If you're easily offended, don't go. Better instead to go see Stranger than Fiction, which Julia and I saw Friday night. That movie about an fictional character trying to save his life from his narrator, leaves you feeling good about the human race, and makes you laugh besides.

Sunday, November 12, 2006 B

"Experimentations"
1:43pm

I'm determined to figure out the mysteries of Adobe Illustrator. But I've been having some problems. Whereas Photoshop has been easy so far to figure out, click and trial and error, the Ilustrator isn't proving so easy.

I started with a line drawing of a smiling girl. Here is the result of the ordinary process:


The
original is 472K, this version is reasonable at 90K...

So I tried that 'newfangled' LIVE TRACE. I got results that I couldn't duplicate in 'save for web' version or any other version. It can only exist as the special ai file type. I could see how it made a stylized vector drawing out of the original that is supposed to shrink and grow as you need. I took a screen capture of a 400x magnification:


I can't dump Picture Publisher, for I haven't found a screen capture available in the Adobe products!

Oh, yes, that looks all lovely, except for those strange lines around the eyes. Here is the 'save as web' file:


It's lost a remarkable amount of data!

Well, that just won't do. So I decided to try a much simpler drawing, one that doesn't feature so many lines of varying thickness.

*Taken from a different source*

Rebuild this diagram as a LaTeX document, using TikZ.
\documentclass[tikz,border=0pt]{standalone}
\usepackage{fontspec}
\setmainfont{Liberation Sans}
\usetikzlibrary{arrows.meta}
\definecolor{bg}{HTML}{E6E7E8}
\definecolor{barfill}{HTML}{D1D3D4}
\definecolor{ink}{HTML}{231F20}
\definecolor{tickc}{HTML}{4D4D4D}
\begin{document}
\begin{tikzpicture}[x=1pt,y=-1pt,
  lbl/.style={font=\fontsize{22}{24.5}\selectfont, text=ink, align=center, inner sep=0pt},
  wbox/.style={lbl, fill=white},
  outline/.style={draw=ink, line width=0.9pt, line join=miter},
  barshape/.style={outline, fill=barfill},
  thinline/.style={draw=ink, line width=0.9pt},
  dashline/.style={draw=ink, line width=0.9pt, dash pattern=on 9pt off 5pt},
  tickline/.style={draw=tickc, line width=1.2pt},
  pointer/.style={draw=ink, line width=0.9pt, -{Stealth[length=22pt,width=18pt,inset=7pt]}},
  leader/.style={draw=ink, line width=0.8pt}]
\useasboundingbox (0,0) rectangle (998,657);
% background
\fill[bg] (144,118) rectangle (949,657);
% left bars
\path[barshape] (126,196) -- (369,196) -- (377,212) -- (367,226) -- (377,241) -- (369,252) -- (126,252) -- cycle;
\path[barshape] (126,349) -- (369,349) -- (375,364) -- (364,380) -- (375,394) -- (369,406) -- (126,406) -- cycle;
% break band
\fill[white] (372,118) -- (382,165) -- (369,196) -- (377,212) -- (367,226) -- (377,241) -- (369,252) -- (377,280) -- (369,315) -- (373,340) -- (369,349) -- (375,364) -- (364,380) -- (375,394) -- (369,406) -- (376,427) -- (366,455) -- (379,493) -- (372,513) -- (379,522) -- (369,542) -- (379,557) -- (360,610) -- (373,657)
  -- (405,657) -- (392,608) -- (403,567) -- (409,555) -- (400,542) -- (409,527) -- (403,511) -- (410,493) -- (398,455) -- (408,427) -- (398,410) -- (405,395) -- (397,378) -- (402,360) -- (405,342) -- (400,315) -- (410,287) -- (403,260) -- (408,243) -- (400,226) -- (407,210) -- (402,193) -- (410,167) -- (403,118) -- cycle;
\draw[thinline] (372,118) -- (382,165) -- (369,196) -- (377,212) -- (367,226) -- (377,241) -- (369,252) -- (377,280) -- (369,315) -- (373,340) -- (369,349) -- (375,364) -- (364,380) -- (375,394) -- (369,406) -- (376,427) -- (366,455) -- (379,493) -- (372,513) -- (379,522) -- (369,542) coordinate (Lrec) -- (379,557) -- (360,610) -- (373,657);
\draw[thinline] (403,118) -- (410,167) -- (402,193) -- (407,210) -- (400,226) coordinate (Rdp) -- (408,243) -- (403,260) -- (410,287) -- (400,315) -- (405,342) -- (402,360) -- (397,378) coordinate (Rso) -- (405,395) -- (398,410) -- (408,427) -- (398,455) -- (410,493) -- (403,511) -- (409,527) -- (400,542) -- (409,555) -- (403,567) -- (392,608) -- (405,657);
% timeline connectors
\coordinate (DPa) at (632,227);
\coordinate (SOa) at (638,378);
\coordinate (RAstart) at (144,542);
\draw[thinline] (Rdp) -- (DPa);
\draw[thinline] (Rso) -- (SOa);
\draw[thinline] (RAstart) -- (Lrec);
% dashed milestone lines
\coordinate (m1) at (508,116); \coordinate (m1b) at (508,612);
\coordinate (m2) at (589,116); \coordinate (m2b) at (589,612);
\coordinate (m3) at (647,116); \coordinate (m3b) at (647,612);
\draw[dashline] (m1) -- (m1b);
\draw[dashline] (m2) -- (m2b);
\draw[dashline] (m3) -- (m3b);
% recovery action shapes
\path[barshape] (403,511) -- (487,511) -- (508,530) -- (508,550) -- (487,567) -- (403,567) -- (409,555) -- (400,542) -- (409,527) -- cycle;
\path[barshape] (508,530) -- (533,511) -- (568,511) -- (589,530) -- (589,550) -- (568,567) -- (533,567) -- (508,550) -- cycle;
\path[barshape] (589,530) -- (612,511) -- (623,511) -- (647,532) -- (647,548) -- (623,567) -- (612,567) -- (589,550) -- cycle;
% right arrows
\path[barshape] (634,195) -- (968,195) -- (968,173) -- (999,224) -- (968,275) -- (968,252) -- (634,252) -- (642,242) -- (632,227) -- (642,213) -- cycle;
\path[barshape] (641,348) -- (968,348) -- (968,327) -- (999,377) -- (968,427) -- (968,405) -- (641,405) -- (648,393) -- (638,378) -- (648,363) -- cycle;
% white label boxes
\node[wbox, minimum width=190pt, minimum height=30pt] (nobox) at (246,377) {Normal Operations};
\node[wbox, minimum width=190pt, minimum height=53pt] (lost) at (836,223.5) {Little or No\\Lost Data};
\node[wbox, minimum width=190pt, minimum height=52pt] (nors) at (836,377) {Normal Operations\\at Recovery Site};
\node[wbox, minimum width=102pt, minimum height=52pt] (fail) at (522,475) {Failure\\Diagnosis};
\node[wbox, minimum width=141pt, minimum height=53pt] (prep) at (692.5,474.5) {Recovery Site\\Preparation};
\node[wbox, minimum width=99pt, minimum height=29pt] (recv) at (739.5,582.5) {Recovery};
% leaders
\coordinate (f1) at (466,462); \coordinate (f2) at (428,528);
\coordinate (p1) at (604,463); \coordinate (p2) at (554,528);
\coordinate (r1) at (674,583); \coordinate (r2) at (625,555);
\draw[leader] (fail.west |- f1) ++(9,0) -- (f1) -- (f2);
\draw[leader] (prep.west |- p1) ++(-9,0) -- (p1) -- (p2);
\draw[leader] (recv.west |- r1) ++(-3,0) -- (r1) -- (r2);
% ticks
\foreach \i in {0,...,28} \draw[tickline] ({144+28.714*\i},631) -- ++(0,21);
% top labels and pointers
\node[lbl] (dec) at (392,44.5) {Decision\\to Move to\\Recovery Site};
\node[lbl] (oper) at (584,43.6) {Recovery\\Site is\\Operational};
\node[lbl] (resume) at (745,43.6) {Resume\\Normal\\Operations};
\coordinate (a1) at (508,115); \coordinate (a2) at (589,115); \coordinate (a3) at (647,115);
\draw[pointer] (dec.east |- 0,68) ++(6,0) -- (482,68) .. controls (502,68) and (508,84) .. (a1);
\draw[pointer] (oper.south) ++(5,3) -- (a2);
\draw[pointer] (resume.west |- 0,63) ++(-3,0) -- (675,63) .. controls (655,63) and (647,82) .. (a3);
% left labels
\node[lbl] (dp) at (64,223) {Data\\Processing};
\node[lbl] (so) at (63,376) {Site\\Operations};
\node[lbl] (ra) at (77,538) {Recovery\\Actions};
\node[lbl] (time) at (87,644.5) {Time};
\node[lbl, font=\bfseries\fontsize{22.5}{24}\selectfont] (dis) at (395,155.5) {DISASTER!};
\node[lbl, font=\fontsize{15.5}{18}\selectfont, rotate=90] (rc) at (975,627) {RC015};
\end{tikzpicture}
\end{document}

It, being simple, made easily into a purely black and white image...


Here's the screen capture of the stylized LIVE TRACE, via screen capture...

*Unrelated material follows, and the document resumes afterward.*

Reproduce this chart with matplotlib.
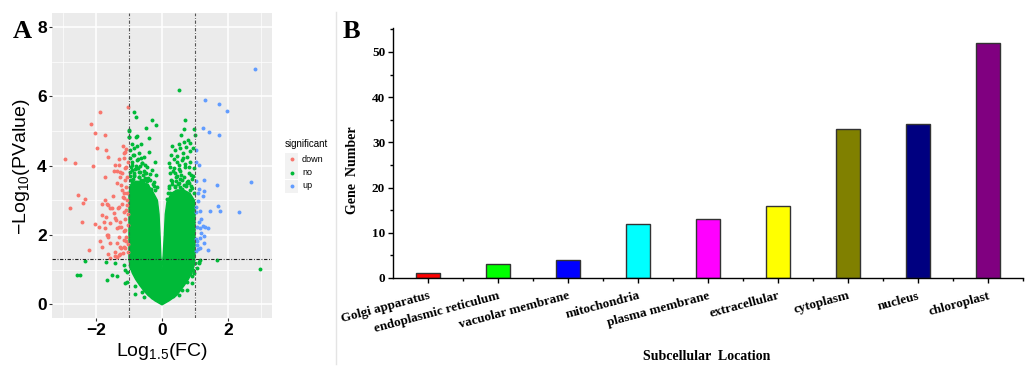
import matplotlib
matplotlib.use('Agg')
import matplotlib.pyplot as plt
from matplotlib.patches import Rectangle
from matplotlib.lines import Line2D

# ---------------- data : panel A (volcano) ----------------
down_x = [-2.93, -2.64, -2.54, -2.32, -2.40, -2.78, -2.41, -2.22, -1.89, -2.16, -2.04, -1.73,
          -1.98, -1.71, -2.08, -1.62, -1.74, -1.02, -1.42, -1.36, -1.21, -1.19, -1.14, -1.08,
          -1.30, -1.46, -1.08, -1.24, -1.48, -1.72, -1.65, -1.82, -2.04, -1.90, -1.77, -1.70,
          -1.57, -1.44, -1.32, -1.38, -1.31, -1.87, -1.82, -1.67, -1.62, -1.29, -1.24, -1.16,
          -1.12, -1.10, -1.22, -1.16, -1.08, -1.19, -1.06, -1.36, -1.41, -1.31, -1.57, -1.24,
          -1.14, -1.18, -1.09, -1.08, -1.13, -1.06, -1.28, -1.11, -1.16, -1.31, -1.11, -1.26,
          -1.36, -1.21, -1.16, -1.62, -1.31, -1.06, -1.52, -1.16, -1.82, -1.42, -1.57, -1.26,
          -1.72, -1.36, -1.11, -1.62, -1.16, -1.57, -1.26, -1.11, -1.42, -1.26, -1.64, -1.36,
          -1.03, -1.04, -1.03, -1.05, -1.04, -1.02]
down_y = [4.18, 4.09, 3.14, 3.03, 2.93, 2.77, 2.38, 1.57, 5.55, 5.21, 4.93, 4.90,
          4.50, 4.45, 3.98, 4.25, 3.66, 5.70, 4.03, 3.84, 3.78, 4.57, 4.38, 4.48,
          4.18, 3.86, 3.97, 3.44, 3.13, 3.01, 2.90, 2.89, 2.32, 2.22, 2.37, 2.53,
          2.77, 2.63, 2.77, 2.43, 2.24, 1.82, 1.66, 1.99, 1.93, 1.95, 2.24, 2.10,
          2.47, 2.72, 2.89, 3.22, 3.39, 3.09, 3.01, 1.76, 1.39, 1.42, 1.33, 1.62,
          1.66, 1.47, 1.81, 1.95, 3.59, 3.68, 3.68, 4.40, 4.21, 4.02, 3.92, 3.83,
          3.49, 3.30, 3.06, 2.86, 2.81, 2.86, 2.77, 2.67, 2.58, 2.48, 2.34, 2.38,
          2.19, 2.19, 2.14, 2.00, 1.85, 1.76, 1.66, 1.62, 1.52, 1.45, 1.45, 1.37,
          1.52, 2.30, 2.60, 3.20, 4.10, 1.75]

up_x = [2.83, 1.31, 1.72, 1.97, 1.24, 1.41, 1.72, 1.03, 1.04, 1.11, 2.68, 1.67, 1.27, 1.04,
        1.11, 1.28, 1.23, 1.08, 1.08, 1.71, 1.76, 1.44, 2.34, 1.16, 1.03, 1.17, 1.12, 1.23,
        1.06, 1.38, 1.30, 1.16, 1.19, 1.28, 1.04, 1.26, 1.08, 1.38, 1.02, 1.02, 1.05, 1.14,
        1.06, 1.16]
up_y = [6.78, 5.89, 5.78, 5.58, 5.10, 4.98, 4.88, 4.45, 4.11, 4.02, 3.54, 3.43, 3.59, 3.56,
        3.33, 3.27, 3.12, 3.20, 2.99, 2.84, 2.70, 2.69, 2.66, 2.70, 2.65, 2.45, 2.38, 2.26,
        2.24, 2.21, 2.24, 2.19, 2.05, 1.98, 1.88, 1.78, 1.59, 1.57, 1.53, 2.80, 1.70, 1.90,
        1.81, 1.62]

# scattered non-significant points
no_x = [0.51, -0.86, -0.78, -0.30, -0.18, -0.48, -0.40, -1.01, 0.69, 0.96, 0.66, 0.59, 0.99,
        -0.78, -1.01,
        -2.58, -2.47, -2.32, -1.71, -1.65, -1.52, -1.36, -1.41, -1.14, -1.11, -0.81, -1.06,
        1.67, 2.98, 1.11, 1.16, 0.96, 0.91, 0.76,
        -0.99, -0.76, -0.99, -0.91, -0.63, -0.76, -0.86, -0.96, -0.39, -0.71, -0.86, -0.56,
        -0.96, -0.76, -0.22, -0.61, -0.91, -0.46, -0.76, -0.30, -0.66, -0.96, -0.51, -0.86,
        -0.18, -0.71, -0.41, -0.56, -0.93, -0.25, -0.81, -0.46, -0.66, -0.15, -0.96, -0.33,
        -0.76, -0.56,
        0.79, 0.66, 0.50, 0.86, 0.30, 0.73, 0.55, 0.40, 0.84, 0.94, 0.63, 0.28, 0.45, 0.76,
        0.35, 0.61, 0.86, 0.20, 0.51, 0.71, 0.35, 0.97, 0.55, 0.81, 0.25, 0.45, 0.66, 0.91,
        0.30, 0.51, 0.76, 0.20, 0.40, 0.61, 0.86, 0.25, 0.51, 0.71, 0.97, 0.35, 0.15, 0.81,
        -1.11, -1.06, -0.96, -0.81, -0.61, -0.55, -0.71, 0.76, 0.91, 1.01, 0.60, 0.50, 1.06,
        0.86, 1.11,
        -0.88, -0.70, -0.52, -0.36, -0.24, -0.92, -0.64, -0.44, -0.28, -0.84, -0.58, -0.20,
        0.22, 0.38, 0.56, 0.74, 0.92, 0.30, 0.48, 0.68, 0.88, 0.18, 0.42, 0.62, 0.82,
        -0.95, 0.95, -0.86, 0.86, -0.74, 0.72, -0.30, 0.32,
        -0.94, -0.82, -0.68, -0.54, -0.90, -0.74, -0.60, -0.48, -0.97, -0.84, -0.70, -0.36,
        -0.88, -0.64, -0.80, -0.52, -0.92, -0.72,
        0.26, 0.42, 0.58, 0.78, 0.93, 0.34, 0.50, 0.70, 0.88, 0.23, 0.46, 0.64, 0.83, 0.38,
        0.56, 0.75]
no_y = [6.18, 5.56, 5.41, 5.32, 5.17, 5.08, 4.79, 5.03, 5.32, 5.05, 5.05, 4.88, 4.88,
        4.84, 4.84,
        0.85, 0.83, 1.25, 1.23, 0.70, 0.85, 0.80, 1.18, 1.13, 0.61, 0.30, 0.94,
        1.28, 1.01, 1.18, 1.28, 0.89, 0.61, 0.41,
        5.01, 4.85, 4.83, 4.64, 4.64, 4.57, 4.50, 4.45, 4.40, 4.36, 4.30, 4.26,
        4.21, 4.16, 4.11, 4.07, 4.02, 3.97, 3.92, 3.87, 3.83, 3.83, 3.78, 3.73,
        3.73, 3.66, 3.63, 3.59, 3.59, 3.54, 3.49, 3.44, 3.41, 3.39, 3.37, 3.34,
        3.30, 3.25,
        4.74, 4.69, 4.64, 4.66, 4.57, 4.55, 4.50, 4.45, 4.43, 4.50, 4.38, 4.31, 4.28, 4.26,
        4.19, 4.15, 4.12, 4.07, 4.02, 3.97, 3.92, 3.92, 3.85, 3.80, 3.78, 3.70, 3.66, 3.61,
        3.57, 3.51, 3.49, 3.41, 3.37, 3.34, 3.31, 3.22, 3.18, 3.15, 3.20, 3.08, 3.05, 3.02,
        0.99, 0.65, 1.13, 0.51, 0.36, 0.22, 0.70, 0.65, 0.80, 1.18, 0.41, 0.27, 1.04,
        0.94, 1.23,
        3.62, 3.68, 3.64, 3.58, 3.40, 3.52, 3.60, 3.56, 3.48, 3.70, 3.72, 3.30,
        3.36, 3.40, 3.38, 3.42, 3.35, 3.46, 3.48, 3.44, 3.40, 3.20, 3.55, 3.58, 3.50,
        1.05, 1.00, 0.92, 0.90, 0.75, 0.78, 0.22, 0.24,
        3.95, 3.90, 3.98, 3.86, 4.12, 4.18, 4.08, 3.80, 3.70, 3.78, 3.82, 3.76,
        4.30, 4.22, 4.00, 4.02, 3.88, 3.94,
        3.60, 3.66, 3.74, 3.56, 3.70, 3.86, 3.90, 4.04, 3.72, 3.95, 4.10, 4.22, 3.96, 3.78,
        3.62, 3.52]

# outline of the solid (overplotted) non-significant cloud
core_x = [0.00, -0.22, -0.42, -0.56, -0.68, -0.80, -0.90, -0.97, -1.00, -1.00, -1.00, -0.95,
          -0.80, -0.60, -0.42, -0.28, -0.14, -0.09, -0.06, -0.035, -0.005, 0.035, 0.07, 0.10,
          0.15, 0.28, 0.45, 0.65, 0.85, 0.98, 1.00, 1.00, 0.97, 0.90, 0.80, 0.68, 0.56,
          0.44, 0.22]
core_y = [-0.02, 0.10, 0.25, 0.40, 0.55, 0.72, 0.90, 1.10, 1.30, 2.00, 3.20, 3.45,
          3.55, 3.55, 3.45, 3.25, 3.00, 2.60, 2.00, 1.40, 1.00, 1.40, 2.00, 2.60,
          2.95, 3.20, 3.30, 3.30, 3.20, 3.00, 2.60, 1.40, 1.10, 0.90, 0.72, 0.55, 0.40,
          0.25, 0.10]

fc_cut = [-1, 1]
p_cut = 1.301

legend_labels = ['down', 'no', 'up']

# ---------------- data : panel B (bars) ----------------
locations = ['Golgi apparatus', 'endoplasmic reticulum', 'vacuolar membrane', 'mitochondria',
             'plasma membrane', 'extracellular', 'cytoplasm', 'nucleus', 'chloroplast']
gene_counts = [1, 3, 4, 12, 13, 16, 33, 34, 52]
bar_colors = ['#FF0000', '#00FF00', '#0000FF', '#00FFFF', '#FF00FF', '#FFFF00',
              '#808000', '#000080', '#800080']

# ---------------- styling ----------------
RED, GREEN, BLUE = '#F8766D', '#00BA38', '#619CFF'
plt.rcParams['mathtext.fontset'] = 'custom'
plt.rcParams['mathtext.rm'] = 'Liberation Sans'
plt.rcParams['mathtext.default'] = 'regular'
SANS = 'Liberation Sans'
SERIF = 'Liberation Serif'

W, H = 1026, 366
fig = plt.figure(figsize=(W / 100, H / 100), dpi=100)
fig.patch.set_facecolor('white')


def fr(x0, y0, x1, y1):
    return [x0 / W, 1 - y1 / H, (x1 - x0) / W, (y1 - y0) / H]


# ================= Panel A =================
axA = fig.add_axes(fr(52, 13, 272, 318))
axA.set_facecolor('#EBEBEB')
axA.set_xlim(-3.33, 3.33)
axA.set_ylim(-0.40, 8.41)
axA.set_xticks([-2, 0, 2])
axA.set_xticks([-3, -1, 1, 3], minor=True)
axA.set_yticks([0, 2, 4, 6, 8])
axA.set_yticks([1, 3, 5, 7], minor=True)
axA.grid(which='major', color='white', lw=1.1)
axA.grid(which='minor', color='white', lw=0.5)
axA.set_axisbelow(True)
for s in axA.spines.values():
    s.set_visible(False)
axA.tick_params(which='major', length=2.2, width=0.8, color='#333333', pad=1.5,
                labelsize=12.5)
axA.tick_params(which='minor', length=0)
for lab in axA.get_xticklabels() + axA.get_yticklabels():
    lab.set_fontfamily(SANS)
    lab.set_fontweight('bold')

axA.fill(core_x, core_y, color=GREEN, ec=GREEN, lw=1.0, joinstyle='round', zorder=2)
ms = 8
axA.scatter(no_x, no_y, s=ms, color=GREEN, lw=0, zorder=3)
axA.scatter(down_x, down_y, s=ms, color=RED, lw=0, zorder=3)
axA.scatter(up_x, up_y, s=ms, color=BLUE, lw=0, zorder=3)

for xv in fc_cut:
    axA.axvline(xv, color='#555555', lw=0.8, dashes=(3, 1.5, 0.8, 1.5), zorder=4)
axA.axhline(p_cut, color='#222222', lw=0.8, dashes=(3, 1.5, 0.8, 1.5), zorder=4)

fig.text(22 / W, 1 - 167 / H, '\u2212Log$_{10}$(PValue)', rotation=90, ha='center',
         va='center', fontsize=14, family=SANS)
fig.text(162 / W, 1 - 352 / H, 'Log$_{1.5}$(FC)', ha='center', va='center',
         fontsize=14, family=SANS)
fig.text(13 / W, 1 - 31 / H, 'A', ha='left', va='center', fontsize=19,
         family=SERIF, fontweight='bold')

# legend for panel A
axL = fig.add_axes(fr(280, 130, 336, 200))
axL.set_xlim(280, 336)
axL.set_ylim(200, 130)
axL.axis('off')
axL.text(285, 144, 'significant', ha='left', va='center', fontsize=7, family=SANS)
for yc, col, lab in zip([159, 172.5, 186], [RED, GREEN, BLUE], legend_labels):
    axL.add_patch(Rectangle((285, yc - 6.5), 13, 13, color='#F2F2F2', lw=0))
    axL.scatter([291.5], [yc], s=ms, color=col, lw=0)
    axL.text(302, yc, lab, ha='left', va='center', fontsize=6.5, family=SANS)

# faint panel separator
fig.add_artist(Line2D([336 / W, 336 / W], [1 - 12 / H, 1 - 364 / H], color='#E4E4E4', lw=1))

# ================= Panel B =================
axB = fig.add_axes(fr(393, 28, 1023, 278))
xpos = list(range(len(locations)))
axB.bar(xpos, gene_counts, width=0.35, color=bar_colors, edgecolor='#333333', lw=1,
        zorder=2)
axB.set_xlim(-0.5, 8.5)
axB.set_ylim(0, 55.3)
axB.spines['top'].set_visible(False)
axB.spines['right'].set_visible(False)
axB.spines['left'].set_linewidth(1)
axB.spines['bottom'].set_linewidth(1)
axB.set_xticks(xpos)
axB.set_xticks([p + 0.5 for p in xpos], minor=True)
axB.set_yticks([0, 10, 20, 30, 40, 50])
axB.set_yticks([5, 15, 25, 35, 45, 55], minor=True)
axB.tick_params(which='major', direction='out', length=3.6, width=1, labelsize=9.5, pad=2)
axB.tick_params(which='minor', direction='out', length=2.2, width=1)
axB.tick_params(axis='x', which='major', pad=5)
axB.set_xticklabels(locations, rotation=15, ha='right', rotation_mode='anchor')
for lab in axB.get_xticklabels() + axB.get_yticklabels():
    lab.set_fontfamily(SERIF)
    lab.set_fontweight('bold')

fig.text(353 / W, 1 - 170 / H, 'Gene  Number', rotation=90, ha='center', va='center',
         fontsize=10, family=SERIF, fontweight='bold')
fig.text(707 / W, 1 - 356 / H, 'Subcellular  Location', ha='center', va='center',
         fontsize=10, family=SERIF, fontweight='bold')
fig.text(343 / W, 1 - 31 / H, 'B', ha='left', va='center', fontsize=19,
         family=SERIF, fontweight='bold')

fig.savefig('out.png', dpi=100, facecolor='white')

Then I had a go at LIVE PAINT. I don't know what went wrong, I could not go any further in the process without the whole picture turning whatever color I selected, so I quit here:


This is 'save for web' version, I don't know why it's so small...

So then I decided to use my usual coloring method, from the tif version:


It's cheap K, being only 32K...

For giggles and grins, I decided to do the usual coloring method on the Live Trace screen capture:


But something went bizarre with the colors in this version!

I concluded it was a result of importing a gif into Photoshop. The gif came with a limited color palette that couldn't be changed. So I took my original screen capture, and saved it as a tif. That imported fine, and the resultant later gif has been saved with the proper colors. The stylized effect is cool:


But do I like the original version better? Here, the numbers and letters are too sketchy.


"WORLD INTERFACE MACHINE"
(With a little tweaking, this is my favorite version...)

Sunday, November 12, 2006 C

"Live Interface"
7:06pm

As I now look at the "WORLD INTERFACE MACHINE", it occurs to me that it represents more than a computer keyboard, but also a musical keyboard, such as that for a piano or organ. Music is also a 'world interface' method. Not only that, the letters and numbers in the picture could refer to musical rhythms and keys. Was my subconscious mind thinking of the organ concert we planned to attend in the evening?

This concert was a new experience for me. While I'd heard tiny organs little bigger than an upright piano, I'd never heard a pipe organ. This Casavant organ has 752 pipes ranging from five inches to sixteen feet. The concert featured a piece by Buxtehude I didn't much care for. But in contrast, Prelude and Fugure in A minor, BMV 543, the Bach piece, demonstrated why Bach is such a renowned composer. There was plenty of variety to showcase the instrument's strengths. I particularily liked Swing Five, a jazz piece by Johannes Matthias Michel, and Louis Vierne's Aria.

There is another reason I'm glad Julia and I went. There is no way a CD could capture the full experience of the organ sound. When it swells loud, when the slats open up to let the volume increase, a recording coming through tiny speakers can't capture that. When the organist uses the foot keyboard, and the deep tones roar, a recording can't capture the way the sound vibrates and envelopes you.

While I am grateful for all the joy recorded music has given me through the years, the live experience has its own inimitable magic.